L’estate 2018 potrebbe passare alla storia finanziaria (anche) per l’avvento dei dazi americani e dalla risposta della Cina: un contesto che in altri periodi avrebbe potuto far ergere l’oro come safe haven preferenziale, e che invece ora sembra poter mettere in minore luce il lingotto. Insomma, in una stagione chiaramente dominata dalla volatilità, l’oro non sembra essere in grado di svolgere fino in fondo la sua funzione di bene rifugio. Ma per quale motivo?
A rispondere è Nevine Pollini, Equity Analyst di Union Bancaire Privee (Ubp), secondo cui malgrado la predominante incertezza sulla possibilità di una guerra commerciale ancora più grave di quanto finora conosciuto, l’oro potrebbe rimanere sotto pressione, come peraltro già avviene da metà giugno a questa parte.
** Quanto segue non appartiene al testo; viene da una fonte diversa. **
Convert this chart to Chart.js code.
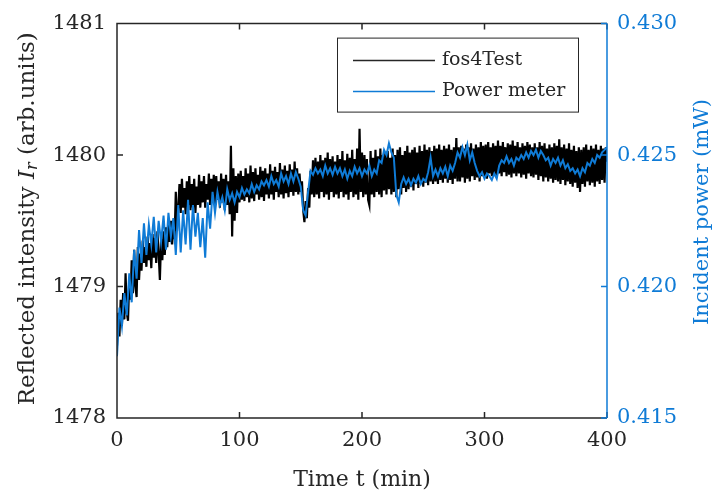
<!DOCTYPE html>
<html>
<head>
<meta charset="utf-8">
<script src="https://cdn.jsdelivr.net/npm/chart.js@4.4.1/dist/chart.umd.min.js"></script>
<style>
  body { margin: 0; background: #ffffff; }
  #chart { display: block; }
</style>
</head>
<body>
<canvas id="chart" width="718" height="501"></canvas>
<script>

// sample spacing (min): fos4Test every minute, power meter every 2 min
var stepBlack = 1;
var stepBlue = 2;

// fos4Test reflected intensity (arb.units), t = 0 .. 400 min
var fos4Test = [
  1478.55, 1478.8, 1478.62, 1478.9, 1478.7, 1478.95, 1478.75, 1479.1, 1478.8, 1478.74,
  1479.05, 1478.9, 1479.2, 1478.95, 1479.28, 1479.0, 1478.92, 1479.3, 1479.05, 1479.25,
  1479.12, 1479.35, 1479.18, 1479.3, 1479.15, 1479.38, 1479.2, 1479.33, 1479.14, 1479.4,
  1479.22, 1479.37, 1479.18, 1479.42, 1479.25, 1479.05, 1479.36, 1479.2, 1479.42, 1479.24,
  1479.45, 1479.3, 1479.48, 1479.34, 1479.5, 1479.32, 1479.46, 1479.36, 1479.72, 1479.42,
  1479.6, 1479.78, 1479.56, 1479.82, 1479.6, 1479.75, 1479.55, 1479.8, 1479.62, 1479.84,
  1479.58, 1479.78, 1479.6, 1479.82, 1479.56, 1479.76, 1479.62, 1479.85, 1479.6, 1479.8,
  1479.64, 1479.84, 1479.6, 1479.78, 1479.66, 1479.86, 1479.62, 1479.82, 1479.65, 1479.85,
  1479.62, 1479.84, 1479.66, 1479.8, 1479.6, 1479.86, 1479.64, 1479.82, 1479.58, 1479.85,
  1479.62, 1479.8, 1479.55, 1480.07, 1479.38, 1479.9, 1479.5, 1479.84, 1479.56, 1479.86,
  1479.64, 1479.88, 1479.66, 1479.84, 1479.65, 1479.9, 1479.68, 1479.86, 1479.64, 1479.92,
  1479.67, 1479.87, 1479.65, 1479.9, 1479.7, 1479.85, 1479.66, 1479.91, 1479.68, 1479.88,
  1479.65, 1479.9, 1479.7, 1479.86, 1479.67, 1479.93, 1479.7, 1479.88, 1479.66, 1479.91,
  1479.72, 1479.87, 1479.68, 1479.94, 1479.7, 1479.89, 1479.67, 1479.92, 1479.71, 1479.88,
  1479.68, 1479.93, 1479.72, 1479.89, 1479.69, 1479.95, 1479.72, 1479.9, 1479.7, 1479.86,
  1479.72, 1479.8, 1479.58, 1479.49, 1479.65, 1479.52, 1479.75, 1479.6, 1479.88, 1479.7,
  1479.96, 1479.68, 1479.98, 1479.7, 1479.95, 1479.67, 1480.0, 1479.72, 1479.96, 1479.68,
  1479.98, 1479.7, 1480.02, 1479.66, 1479.97, 1479.72, 1479.99, 1479.68, 1479.95, 1479.7,
  1480.0, 1479.67, 1479.97, 1479.72, 1480.03, 1479.68, 1479.96, 1479.7, 1480.01, 1479.66,
  1479.98, 1479.72, 1480.04, 1479.68, 1479.97, 1479.7, 1480.05, 1479.66, 1480.2, 1479.72,
  1480.02, 1479.68, 1480.0, 1479.7, 1479.97, 1479.66, 1479.62, 1480.03, 1479.7, 1479.98,
  1479.68, 1480.04, 1479.72, 1479.99, 1479.7, 1480.05, 1479.68, 1480.0, 1479.73, 1480.02,
  1479.7, 1480.03, 1479.74, 1479.98, 1479.7, 1480.05, 1479.72, 1480.0, 1479.68, 1480.04,
  1479.74, 1480.06, 1479.7, 1480.0, 1479.75, 1480.03, 1479.72, 1480.07, 1479.74, 1480.02,
  1479.76, 1480.04, 1479.73, 1480.06, 1479.78, 1480.02, 1479.75, 1480.07, 1479.78, 1480.03,
  1479.76, 1480.08, 1479.79, 1480.04, 1479.77, 1480.06, 1479.8, 1480.03, 1479.78, 1480.07,
  1479.8, 1480.05, 1479.78, 1480.08, 1479.81, 1480.04, 1479.79, 1480.07, 1479.82, 1480.05,
  1479.79, 1480.08, 1479.81, 1480.04, 1479.78, 1480.06, 1479.82, 1480.13, 1479.8, 1480.06,
  1479.8, 1480.07, 1479.83, 1480.05, 1479.79, 1480.08, 1479.82, 1480.06, 1479.8, 1480.09,
  1479.84, 1480.05, 1479.81, 1480.08, 1479.83, 1480.06, 1479.8, 1480.1, 1479.84, 1480.07,
  1479.84, 1480.08, 1479.82, 1480.1, 1479.86, 1480.06, 1479.84, 1480.09, 1479.85, 1480.07,
  1479.83, 1480.11, 1479.86, 1480.07, 1479.84, 1480.1, 1479.87, 1480.06, 1479.84, 1480.09,
  1479.85, 1480.08, 1479.83, 1480.11, 1479.86, 1480.07, 1479.84, 1480.1, 1479.86, 1480.06,
  1479.83, 1480.09, 1479.85, 1480.07, 1479.82, 1480.1, 1479.86, 1480.08, 1479.84, 1480.06,
  1479.83, 1480.09, 1479.85, 1480.06, 1479.81, 1480.1, 1479.84, 1480.07, 1479.8, 1480.09,
  1479.83, 1480.05, 1479.8, 1480.08, 1479.82, 1480.06, 1479.79, 1480.09, 1479.81, 1480.07,
  1479.8, 1480.12, 1479.78, 1480.06, 1479.81, 1480.08, 1479.77, 1480.05, 1479.8, 1480.09,
  1479.78, 1480.04, 1479.76, 1480.07, 1479.79, 1480.03, 1479.75, 1480.06, 1479.72, 1480.04,
  1479.78, 1480.06, 1479.76, 1480.08, 1479.8, 1480.04, 1479.77, 1480.07, 1479.79, 1480.05,
  1479.76, 1480.08, 1479.8, 1480.04, 1479.78, 1480.07, 1479.81, 1480.05, 1479.79, 1480.06,
  1479.95
];

// power meter incident power (mW), t = 0 .. 400 min
var powerMeter = [
  0.41735, 0.4192, 0.4185, 0.41975, 0.4189, 0.4205, 0.4194, 0.4214, 0.4203, 0.42215,
  0.4209, 0.4224, 0.4212, 0.42235, 0.4216, 0.42265, 0.4213, 0.4225, 0.4217, 0.4227,
  0.4214, 0.4228, 0.4219, 0.4226, 0.4212, 0.4231, 0.4213, 0.4229, 0.4216, 0.4233,
  0.4214, 0.4231, 0.4219, 0.4228, 0.4215, 0.4226, 0.4211, 0.4232, 0.4222, 0.4236,
  0.4228, 0.4236, 0.4231, 0.4234, 0.4229, 0.4237, 0.4233, 0.42355, 0.4232, 0.4236,
  0.4234, 0.42375, 0.4235, 0.4237, 0.42355, 0.4239, 0.4236, 0.42385, 0.4237, 0.4240,
  0.42385, 0.42405, 0.4238, 0.4242, 0.4239, 0.42405, 0.4238, 0.4243, 0.424, 0.4242,
  0.4239, 0.4243, 0.424, 0.42435, 0.4241, 0.4238, 0.4229, 0.4227, 0.4236, 0.4244,
  0.42425, 0.4245, 0.4243, 0.42445, 0.4242, 0.4246, 0.4243, 0.4245, 0.42425, 0.42455,
  0.4243, 0.4245, 0.4242, 0.42445, 0.4241, 0.4244, 0.4242, 0.42455, 0.4243, 0.4245,
  0.4242, 0.42445, 0.4243, 0.4246, 0.4242, 0.42445, 0.4243, 0.4248, 0.4247, 0.4252,
  0.4250, 0.42545, 0.4251, 0.4249, 0.4235, 0.4232, 0.4239, 0.42415, 0.4239, 0.4241,
  0.42385, 0.4241, 0.42395, 0.4242, 0.4239, 0.4241, 0.4240, 0.42435, 0.4249, 0.4242,
  0.42445, 0.4242, 0.4245, 0.4243, 0.42455, 0.4242, 0.4246, 0.4244, 0.4247, 0.4251,
  0.4249, 0.4253, 0.4250, 0.4254, 0.4248, 0.4251, 0.4247, 0.4244, 0.4242, 0.42435,
  0.4241, 0.4243, 0.4242, 0.42405, 0.4243, 0.4241, 0.4246, 0.4248, 0.4247, 0.42495,
  0.4247, 0.42485, 0.4246, 0.4249, 0.4248, 0.4250, 0.42485, 0.4251, 0.4249, 0.42515,
  0.4250, 0.4252, 0.4249, 0.42515, 0.4250, 0.4248, 0.4249, 0.4246, 0.42485, 0.4247,
  0.4249, 0.4246, 0.4248, 0.4245, 0.42465, 0.4244, 0.4245, 0.4243, 0.42445, 0.4242,
  0.4245, 0.42435, 0.4247, 0.4246, 0.42485, 0.4247, 0.4250, 0.4249, 0.4251, 0.4252,
  0.4253
];

var xTicks = [0, 100, 200, 300, 400];
var leftTicks = [1478, 1479, 1480, 1481];
var rightTicks = [0.415, 0.420, 0.425, 0.430];

var labelBlack = "fos4Test";
var labelBlue = "Power meter";
var xTitle = "Time t (min)";
var rightTitle = "Incident power (mW)";

var FONT = '"DejaVu Serif", serif';
var TXT = '#262626';
var BLUE = '#0f7bd6';

function toPoints(values, step)
{
    var pts = [];
    for (var i = 0; i < values.length; i++)
        pts.push({x: i * step, y: values[i]});
    return pts;
}

// box, inward ticks, rotated titles and the framed legend
var framePlugin = {
    id: 'frame',
    afterDraw: function(chart)
    {
        var ctx = chart.ctx;
        var a = chart.chartArea;
        var sx = chart.scales.x, sy = chart.scales.y, sy1 = chart.scales.y1;
        var tl = 6;
        ctx.save();
        ctx.lineWidth = 1.5;

        // black part of box + ticks
        ctx.strokeStyle = TXT;
        ctx.beginPath();
        ctx.moveTo(a.right, a.top); ctx.lineTo(a.left, a.top);
        ctx.lineTo(a.left, a.bottom); ctx.lineTo(a.right, a.bottom);
        xTicks.forEach(function(v) {
            var px = sx.getPixelForValue(v);
            ctx.moveTo(px, a.bottom); ctx.lineTo(px, a.bottom - tl);
            ctx.moveTo(px, a.top); ctx.lineTo(px, a.top + tl);
        });
        leftTicks.forEach(function(v) {
            var py = sy.getPixelForValue(v);
            ctx.moveTo(a.left, py); ctx.lineTo(a.left + tl, py);
        });
        ctx.stroke();

        // blue right axis
        ctx.strokeStyle = BLUE;
        ctx.beginPath();
        ctx.moveTo(a.right, a.top); ctx.lineTo(a.right, a.bottom);
        rightTicks.forEach(function(v) {
            var py = sy1.getPixelForValue(v);
            ctx.moveTo(a.right, py); ctx.lineTo(a.right - tl, py);
        });
        ctx.stroke();

        // left title with italic I_r
        var cy = (a.top + a.bottom) / 2;
        var parts = [
            {t: "Reflected intensity ", f: '23px ' + FONT, dy: 0},
            {t: "I", f: 'italic 23px ' + FONT, dy: 0},
            {t: "r", f: 'italic 16px ' + FONT, dy: 5},
            {t: " (arb.units)", f: '23px ' + FONT, dy: 0}
        ];
        var total = 0;
        parts.forEach(function(p) { ctx.font = p.f; p.w = ctx.measureText(p.t).width; total += p.w; });
        ctx.translate(28, cy - 2);
        ctx.rotate(-Math.PI / 2);
        ctx.fillStyle = TXT;
        ctx.textBaseline = 'middle';
        ctx.textAlign = 'left';
        var pos = -total / 2;
        parts.forEach(function(p) { ctx.font = p.f; ctx.fillText(p.t, pos, p.dy); pos += p.w; });
        ctx.setTransform(1, 0, 0, 1, 0, 0);

        // right title
        ctx.translate(703, 212);
        ctx.rotate(-Math.PI / 2);
        ctx.font = '21px ' + FONT;
        ctx.fillStyle = BLUE;
        ctx.textAlign = 'center';
        ctx.textBaseline = 'middle';
        ctx.fillText(rightTitle, 0, 0);
        ctx.setTransform(1, 0, 0, 1, 0, 0);

        // legend
        var bx = a.right - 270, by = a.top + 14, bw = 241, bh = 74;
        ctx.fillStyle = '#ffffff';
        ctx.fillRect(bx, by, bw, bh);
        ctx.lineWidth = 1;
        ctx.strokeStyle = TXT;
        ctx.strokeRect(bx + 0.5, by + 0.5, bw, bh);
        var items = [[labelBlack, TXT, by + 23], [labelBlue, BLUE, by + 54]];
        ctx.font = '19px ' + FONT;
        ctx.textAlign = 'left';
        ctx.textBaseline = 'middle';
        items.forEach(function(it) {
            ctx.strokeStyle = it[1];
            ctx.lineWidth = 1.5;
            ctx.beginPath();
            ctx.moveTo(bx + 16, it[2]); ctx.lineTo(bx + 98, it[2]);
            ctx.stroke();
            ctx.fillStyle = TXT;
            ctx.fillText(it[0], bx + 105, it[2] - 1);
        });
        ctx.restore();
    }
};

var ctx = document.getElementById("chart").getContext("2d");
new Chart(ctx, {
    type: 'line',
    data: {
        datasets: [
            {
                label: labelBlack,
                data: toPoints(fos4Test, stepBlack),
                yAxisID: 'y',
                borderColor: '#000000',
                borderWidth: 2.2,
                pointRadius: 0,
                tension: 0,
                order: 1
            },
            {
                label: labelBlue,
                data: toPoints(powerMeter, stepBlue),
                yAxisID: 'y1',
                borderColor: BLUE,
                borderWidth: 2,
                pointRadius: 0,
                tension: 0,
                order: 0
            }
        ]
    },
    options: {
        responsive: false,
        animation: false,
        devicePixelRatio: 1,
        layout: {padding: {top: 15, left: 0, right: 0, bottom: 0}},
        plugins: {legend: {display: false}, tooltip: {enabled: false}},
        scales: {
            x: {
                type: 'linear',
                min: 0, max: 400,
                afterBuildTicks: function(s) { s.ticks = xTicks.map(function(v) { return {value: v}; }); },
                afterFit: function(s) { s.height = 83; },
                grid: {display: false, drawTicks: false},
                border: {display: false},
                ticks: {font: {family: FONT, size: 21}, color: TXT, padding: 10, maxRotation: 0,
                        callback: function(v) { return String(v); }},
                title: {display: true, text: xTitle, font: {family: FONT, size: 22}, color: TXT, padding: {top: 6, bottom: 8}}
            },
            y: {
                position: 'left',
                min: 1478, max: 1481,
                afterBuildTicks: function(s) { s.ticks = leftTicks.map(function(v) { return {value: v}; }); },
                afterFit: function(s) { s.width = 117; },
                grid: {display: false, drawTicks: false},
                border: {display: false},
                ticks: {font: {family: FONT, size: 21}, color: TXT, padding: 11,
                        callback: function(v) { return String(v); }}
            },
            y1: {
                position: 'right',
                min: 0.415, max: 0.430,
                afterBuildTicks: function(s) { s.ticks = rightTicks.map(function(v) { return {value: v}; }); },
                afterFit: function(s) { s.width = 111; },
                grid: {display: false, drawTicks: false},
                border: {display: false},
                ticks: {font: {family: FONT, size: 21}, color: BLUE, padding: 10,
                         callback: function(v) { return v.toFixed(3); }}
            }
        }
    },
    plugins: [framePlugin]
});
</script>
</body>
</html>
Il lingotto non sta insomma affatto agendo come bene riugio come invece dovrebbe fare in tempi di incertezza politica ed economica.
“Il motivo alla base di questo trend è il fatto che le attuali misure protezionistiche sono messe in ombra da preoccupazioni relative a tassi in rialzo a livello globale in risposta allo slancio della crescita che, seppur moderato, è ancora in aumento” – afferma Pollini, che precisa poi come l’oro sia stato tenuto a freno anche da un’altra determinante, quale l’allentamento delle tensioni geopolitiche, con Trump e Kim Jong-un che hanno siglato un accordo per la denuclearizzazione della Corea del Nord.
In particolar modo, l’analista di Ubp ci ricorda come buona parte dei dati sta suggerendo che l’attività statunitense è in linea per centrare i propri target, considerato sia un mercato del lavoro che appare molto solido, sia una situazione fiscale di riforma basata su molti supporti e stimoli. Ancora, l’indicatore dei prezzi basato sulla spesa al consumo personale ha raggiunto l’obiettivo del 2%, suggerendo forse alla Fed un’accelerazione sul percorso di rialzo dei tassi: secondo le stime, a questo punto i ritocchi verso l’alto potrebbero essere due, uno a settembre e uno a dicembre. Di contro, la Bce dovrebbe agire in maniera opposta, lasciando i tassi fermi più a lungo del previsto.
Come se quanto sopra non fosse sufficiente, a pesare sull’oro è anche un significativo rallentamento della domanda fisica: quella dalla Cina – il più grande consumatore del metallo al mondo – è in contrazione, a causa della svalutazione dello yuan in risposta alla difficile condizione commerciale con gli Stati Uniti. Infine, l’oro è colpito negativamente anche da i deflussi dagli Etf, con gli investitori in fondi sempre meno interessati a questo asset.
Chiarito quanto sopra, l’esperto di Ubp precisa come “a nostro avviso l’oro potrebbe continuare il suo trend al ribasso qualora si dovesse raggiungere un accordo commerciale prima che il conflitto si intensifichi trasformandosi in una disputa più accesa e più dannosa; sappiamo che il presidente Trump ha dei precedenti nel prendere posizioni estreme per poi muoversi invece in direzione di una negoziazione, per cui potrebbe accettare un compromesso dell’ultimo minuto. Manteniamo pertanto un outlook prudente sull’oro, che secondo noi nei prossimi mesi rimarrà probabilmente in un range tra i 1.200 e i 1.300 dollari”.
Ad ogni modo, come riporta Milano Finanza, Pollini precisa altresì che “tuttavia non crediamo che il metallo giallo debba essere completamente evitato: questo infatti potrebbe ricevere una spinta da un rimbalzo tecnico, con gli asiatici che, in cerca di occasioni, potrebbero riapparire una volta che avranno la sensazione che questo metallo prezioso avrà toccato veramente il fondo. Inoltre, inaspettatamente, malgrado i dati statunitensi robusti e la recente impennata del dollaro, i rendimenti Usa hanno riportato un calo”.
Insomma conclude l’esperto, probabilmente tale trend riflette le previsioni di un incremento dei tassi Fed meno aggressivo delle attese che si potrebbe verificare se la guerra commerciale dovesse diventare peggiore del previsto: una condizione che, se osservata, potrebbe porre fine al declino dell’oro.